| HN Mirror

Y	Hacker News new \| ask \| show \| jobs


	by bleke 2775 days ago
	Sorry for not in topic, did Intel calculate bonuses on hn karma (more officially impact)? I see this bf16 multiple times and it like authors dying for Christmas bonus.

1 comments

rbanffy 2775 days ago

To me it looks like a clever optimization. Same range as FP32, but half the size and less precise and can be converted back and forth by truncating and concatenating zeros.

Is anyone else using it?

link

staticfloat 2775 days ago

Google uses it on their TPUs [0]. If you're interested in how it would effect the numerical stability of an algorithm you want to use, there is a Julia package that makes prototyping linear algebra over this datatype pretty straightforward [1].

[0] https://cloud.google.com/tpu/docs/system-architecture

[1] https://github.com/JuliaComputing/BFloat16s.jl

link

scottlegrand2 2775 days ago

And Facebook is taking this even further. And while all these things are very cool, do not let ASIC designers claim they are barriers to entry for GPUs and CPUs. Whatever variants of this precision potpourri catch on are but a generation away from incarnation in general processors IMO...

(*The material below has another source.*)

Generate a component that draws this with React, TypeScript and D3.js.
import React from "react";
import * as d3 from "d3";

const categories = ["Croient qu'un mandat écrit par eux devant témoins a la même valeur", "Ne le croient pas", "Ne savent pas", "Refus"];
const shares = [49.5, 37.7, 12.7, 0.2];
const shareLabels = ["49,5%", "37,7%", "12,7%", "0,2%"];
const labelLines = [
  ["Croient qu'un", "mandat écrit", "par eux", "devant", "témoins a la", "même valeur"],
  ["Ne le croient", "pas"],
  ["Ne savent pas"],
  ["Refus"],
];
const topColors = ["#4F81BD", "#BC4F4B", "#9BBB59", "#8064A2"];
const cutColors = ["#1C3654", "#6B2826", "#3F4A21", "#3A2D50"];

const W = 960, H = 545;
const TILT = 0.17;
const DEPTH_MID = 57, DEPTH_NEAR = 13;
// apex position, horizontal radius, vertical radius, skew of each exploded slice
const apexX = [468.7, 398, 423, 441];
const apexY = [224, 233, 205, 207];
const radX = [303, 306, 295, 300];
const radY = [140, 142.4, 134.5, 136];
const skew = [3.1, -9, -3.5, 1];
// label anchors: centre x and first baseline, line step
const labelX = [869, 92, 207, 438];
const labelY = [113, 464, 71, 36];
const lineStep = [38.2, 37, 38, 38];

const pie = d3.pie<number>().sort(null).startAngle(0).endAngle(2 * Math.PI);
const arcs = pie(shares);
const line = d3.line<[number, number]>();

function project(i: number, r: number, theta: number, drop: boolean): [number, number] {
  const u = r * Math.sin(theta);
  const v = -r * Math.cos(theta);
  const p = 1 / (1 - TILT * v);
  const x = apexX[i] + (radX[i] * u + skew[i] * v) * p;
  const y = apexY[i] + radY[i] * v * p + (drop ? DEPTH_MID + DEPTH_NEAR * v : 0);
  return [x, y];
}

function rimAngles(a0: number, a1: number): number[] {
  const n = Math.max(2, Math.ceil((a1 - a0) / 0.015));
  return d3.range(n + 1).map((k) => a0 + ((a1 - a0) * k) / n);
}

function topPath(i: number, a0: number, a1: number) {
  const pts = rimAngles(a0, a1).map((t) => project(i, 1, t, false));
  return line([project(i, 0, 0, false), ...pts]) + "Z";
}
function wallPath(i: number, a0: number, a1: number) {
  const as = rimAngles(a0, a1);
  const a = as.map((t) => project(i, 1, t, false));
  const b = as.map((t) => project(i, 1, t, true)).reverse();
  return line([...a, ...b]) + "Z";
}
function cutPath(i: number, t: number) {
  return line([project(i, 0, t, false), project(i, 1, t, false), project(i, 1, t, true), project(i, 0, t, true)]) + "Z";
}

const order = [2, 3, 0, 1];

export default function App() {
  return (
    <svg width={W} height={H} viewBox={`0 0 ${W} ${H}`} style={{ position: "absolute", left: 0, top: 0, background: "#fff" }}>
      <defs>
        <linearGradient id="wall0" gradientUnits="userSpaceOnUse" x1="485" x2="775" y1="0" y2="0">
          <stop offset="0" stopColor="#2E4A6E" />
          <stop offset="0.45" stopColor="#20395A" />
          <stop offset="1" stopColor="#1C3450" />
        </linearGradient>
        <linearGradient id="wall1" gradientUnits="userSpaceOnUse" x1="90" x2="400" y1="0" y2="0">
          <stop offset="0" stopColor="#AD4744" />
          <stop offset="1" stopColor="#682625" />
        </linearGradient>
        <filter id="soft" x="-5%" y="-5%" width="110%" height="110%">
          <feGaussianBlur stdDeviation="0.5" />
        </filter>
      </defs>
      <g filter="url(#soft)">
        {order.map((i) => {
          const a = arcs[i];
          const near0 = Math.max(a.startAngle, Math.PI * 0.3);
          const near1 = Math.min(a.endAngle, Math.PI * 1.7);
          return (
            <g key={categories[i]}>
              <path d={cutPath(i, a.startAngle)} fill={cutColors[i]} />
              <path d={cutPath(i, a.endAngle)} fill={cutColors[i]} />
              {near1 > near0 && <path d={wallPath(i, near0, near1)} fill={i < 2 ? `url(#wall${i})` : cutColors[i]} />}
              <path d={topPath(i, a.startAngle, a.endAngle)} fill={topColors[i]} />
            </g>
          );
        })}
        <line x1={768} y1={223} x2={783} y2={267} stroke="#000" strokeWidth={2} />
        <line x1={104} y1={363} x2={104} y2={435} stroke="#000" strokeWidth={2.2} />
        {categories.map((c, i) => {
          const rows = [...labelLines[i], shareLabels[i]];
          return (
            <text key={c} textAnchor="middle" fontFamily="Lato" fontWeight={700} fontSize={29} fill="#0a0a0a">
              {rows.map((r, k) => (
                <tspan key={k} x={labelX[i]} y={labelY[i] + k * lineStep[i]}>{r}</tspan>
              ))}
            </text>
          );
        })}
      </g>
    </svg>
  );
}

https://code.fb.com/ai-research/floating-point-math/

link

marcyb5st 2775 days ago

Google's TPUs use them. But it has been for a year. I don't agree with the "new" or "Intel's" in the title.

link

masklinn 2775 days ago

And TPU uses them because Tensorflow uses them, it's been present since the first public commit: https://github.com/tensorflow/tensorflow/blob/f41959ccb2d9d4...

link

twtw 2775 days ago

I would be extremely surprised if the motivation for putting bfloat16 in tensorflow was not the TPU. That first public commit was ~1.5 years before TPUv2 was announced at I/O, so it was almost certainly already in development.

link

vrv 2775 days ago

bfloat16 was first in DistBelief, so it actually predates TensorFlow and TPUs (I worked on both systems). IIRC the motivation was more about minimizing parameter exchange bandwidth for large-scale CPU clusters rather than minimizing memory bandwidth within accelerators, but the idea generalized.

link

marcyb5st 2775 days ago

Thank you! I didn't know this. I thought they introduced them shortly after announcing TPU v1 in the 2016 (or 2017, can't remember) Google I/O.

link

shaklee3 2775 days ago

Why is it clever to change the mantissa and exponent size? I thought the clever ones were the nervana flexpoint which seemed at least partially novel. And it's interesting Intel isn't pushing that format given nervana's asic had it.

link